How sad Jesus must have been, looking into the faces of these men whom He loved so much, men who were already special to Him; knowing what He knew, not only of His own fate, but the martyrdom of James and so many others.   Jesus tells them: “yes, you are strong enough and you will face some of the things I must face, but my fate and your fates will not be the same for HaShem has a different design for each of us.”  Again I hear the words of my mother “be careful of what you ask for, you might just get it and it might not be how you thought.”

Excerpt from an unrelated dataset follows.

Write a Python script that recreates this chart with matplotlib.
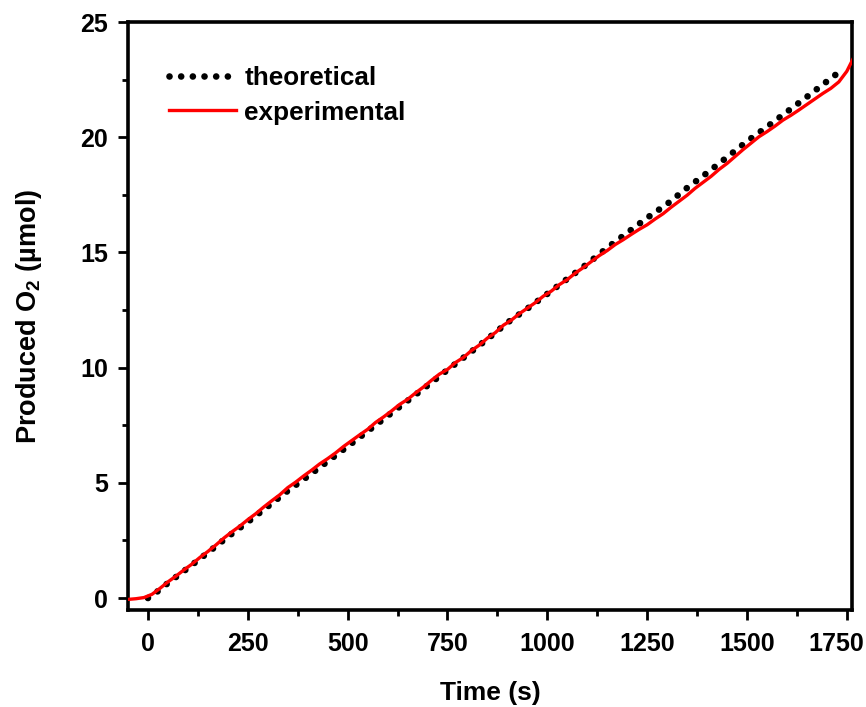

When you were young, what did you want to be when you grew up?  Who did you emulate?  What about when you were a teenager, and again when you were in your twenties?  Many of us wanted to be like our parents at first, then we changed our minds at puberty when our parents became lame.  We change our minds again as young adults and finally, we reach an age where we open our mouths and, much to our suprise, out comes things our parents said; “be careful what you ask for, you just might get it.”  What a shock to admit our parents may have been correct! We all need role models to help shape our lives, to make us feel special, to give us hope, life direction and goals.  As children, it is our parents who make us feel special, along with the superheroes, athletes and thespians of screen and stage, all whom we try to emulate.  In adulthood, like the disciples, we turn to our mentors, leaders, bosses, Jesus, the saints and even our parents as role models to admire and imitate.   Yet, as we desire to emulate these personal heroes, we must always be cautious to remember HaShem has a plan for each of us.  I may wish to be a great preacher like St. Dominic, yet I cannot be St. Dominic; you may desire to walk the same path as St. Francis, but his path was HaShem’s gift for him and yours will not be the same.  No matter how much we desire to emulate St. Dominic, St. Francis, Padre Pio, St. Benedict or any saint or hero, the best we can hope for is a poor imitation, and that is ok!  If we get lost in trying to be great like our heroes, in trying to be special to those in the world, we risk losing ourselves to the world, to greed, to hunger for power and authority, in so doing we will stumble and fail as our feet become too big for our klompen.  True heroes stand out because of their humility, devotion to servitude, and realization that to HaShem all people are special.  They seek to decrease themselves so that they might allow other to increase; they gladly walk barefoot because they have given their klompen away.   As Jesus taught James, John and the disciples “ whoever wants to become great among you must be your servant, and whoever wants to be first must be the slave  (Mark 10:43-44)  The brothers asked to stand by Jesus so that they might know that they are indeed valued coheirs to His heavenly kingdom, and so they got it, but not in the way any of them expected… “be careful of what you ask for, you might just get it and it might not be how you thought.”

 

Every week we send up our petitions to HaShem, we ask for salvation, for guidance, for strength and wisdom; we ask that we might become a little more favored, a little more extraordinary.  We hear the Good News, we sing our Creator’s praises and take the divine into ourselves so that we might merit to carry the light of Christ out with us and spread it throughout the world.  We pray that the heavenly kingdom might come as HaShem’s will is finally done through us right here on earth, and that we might be worthy to sit next to our Lord in heaven.  But my brothers and sisters, this path is not easy and as mom always said: “be careful of what you ask for.”  Yet, in the end, is it not worth asking for the ability to live a saints life?  Is it not worth asking for a chance to carry the light of Christ out into the world so that others might no longer live in darkness?  Is it not worth asking strength to lift up those around us?  So we should ask for the strength and humility to walk the path HaShem has set out for us, and if the gravel hurts your bare feet, don’t worry, you may have my klompen.